NEOS-Abgeordnete und Strolz-Vize Beate Meinl-Reisinger kommt aus der ÖVP, war bereits für verschiedene ÖVP-Politiker auf EU- und Bundesebene tätig und wurde bekannt, als sie sich schon 2002 für eine schwarz-grüne Koalition engagierte. Beruflich wirkt sie als Juristin – wie drei weitere NEOS-Abgeordnete, daneben dominieren Unternehmer und Manager. Bei der Wahl waren die NEOS ein Bündnis mit dem Liberalen Forum (LF) eingegangen, das sich 1993 von der FPÖ abgespalten hatte und bis 2008 im Nationalrat vertreten war. Mit Bundessprecherin Angelika Mlinar und dem Wiener Landessprecher Michael Pock sind die Linksliberalen jetzt wieder im Parlament. Interessant: Gleich zwei NEOS-Parlamentarier, nämlich Mlinar und ihr Kollege Rainer Hable, haben schon einmal für die Europäische Kommission gearbeitet.
Was auch gut zum Programm paßt, denn die NEOS verstehen sich als die „proeuropäischste“ Partei Österreichs. Wie allgemein üblich, wird „Europa“ gesagt, wenn die „Europäische Union“ gemeint ist. Andere planen es heimlich, bei der neuen Partei ist es Programm: Mit der Souveränität der EU-Mitglieder soll es bald ein Ende haben, aus der Union soll ein Bundesstaat mit eigener europäischer Staatsbürgerschaft werden. In einem Positionspapier verraten die NEOS, wie sie sich die Situation im Jahr 2018 vorstellen: „Die EU gründet auf einer gemeinsamen Verfassung und hat sich auf Basis eines breit verankerten Konvents und durch entsprechende Volksentscheide strukturell neu erfunden.“
Und weiter: „Die Unionsbürger(innen) fühlen sich stärker auch als Europäer(innen) und interessieren sich mehr für die Unionsebene. Österreich versteht Europa-Politik als Innenpolitik und gestaltet diese proaktiv, selbstbewußt und integrativ mit.“ Die NEOS sind zwar gegen die Fiskalunion und Eurobonds, halten den Ankauf von Staatsanleihen der Pleitestaaten durch die EZB aber für „vorerst die beste unter den vorhandenen schlechten Optionen“. Völlig unkritisch gibt man sich gegenüber dem „Rettungsschirm“ ESM, und auch eine einheitliche Bankenaufsicht befürworten die neuen Liberalen. Die Beitrittsverhandlungen mit der Türkei soll die EU „forciert fortführen“.
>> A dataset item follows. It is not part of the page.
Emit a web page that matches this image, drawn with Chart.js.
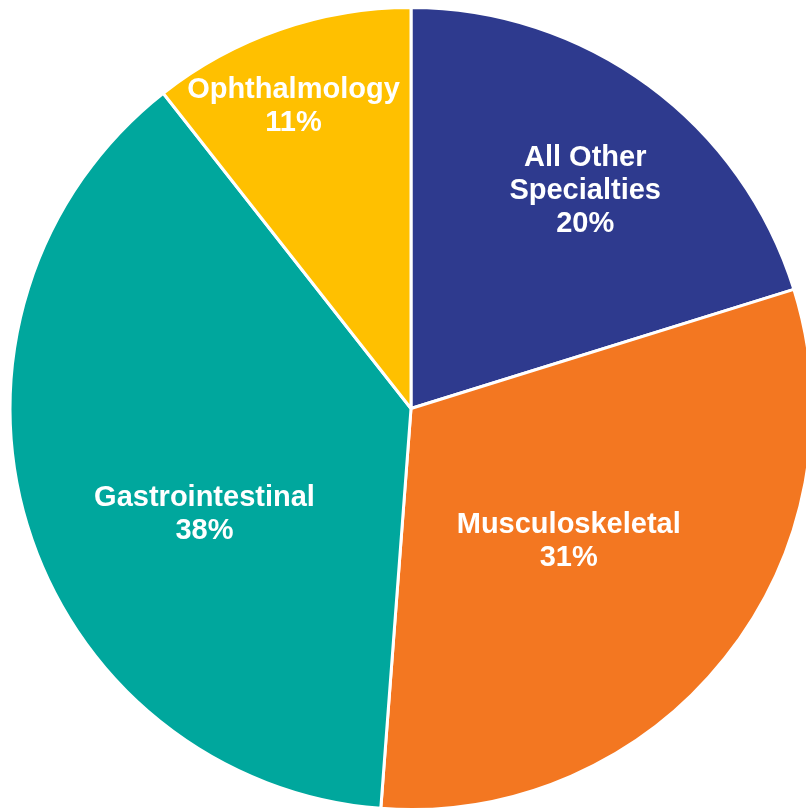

Das übrige Programm hat viele Bonbons für Wirtschaft und Wohlhabende: runter mit den Lohnnebenkosten, hoch mit der Schwelle für den Höchststeuersatz, in Tarifverträgen sollen nur noch Mindeststandards geregelt werden. Und natürlich soll fleißig privatisiert werden. „Warum soll man nicht überlegen, ob die Wasserversorgung öffentlich ausgeschrieben wird und ein Privater befristet das Recht dazu bekommt?“ zitiert die Wiener Zeitung den NEOS-Abgeordneten Gerald Loacker. Geradezu NEOliberal. Natürlich ist die Partei zuwanderungsfreundlich und gegen Rassismus. Die Asylgerichtsbarkeit will sie auf die EU-Ebene verlagern.
„Ohne seine Zuschüsse hätte die Partei der NEOS kaum aus dem Stand den Sprung in den Nationalrat geschafft.“ Gemeint hatte die taz mit diesem Satz Hans-Peter Haselsteiner, noch bis Juni Chef der Strabag, einem der größten Baukonzerne Europas, und dort immer noch als Generalbevollmächtigter aktiv. Der 700 Millionen Euro schwere Haselsteiner steuerte 450.000 Euro zum NEOS-Wahlkampf bei. Großzügig zeigte sich der 69jährige schon früher. So rettete er das berüchtigte „Flüchtlingsprojekt“ der Ute Bock vor dem finanziellen Aus. Seine Partei vertritt Haselsteiner ganz frisch als Stiftungsrat im ORF. Vor diesem Hintergrund wundert es nicht, daß zwei der ersten Vorschläge, die die NEOS nach der Wahl vorbrachten, die Aufnahme von 10.000 syrischen Flüchtlingen nach Österreich sowie die steuerliche Absetzbarkeit von Parteispenden waren. Immerhin fackelt die „neue Kraft“ nicht lange.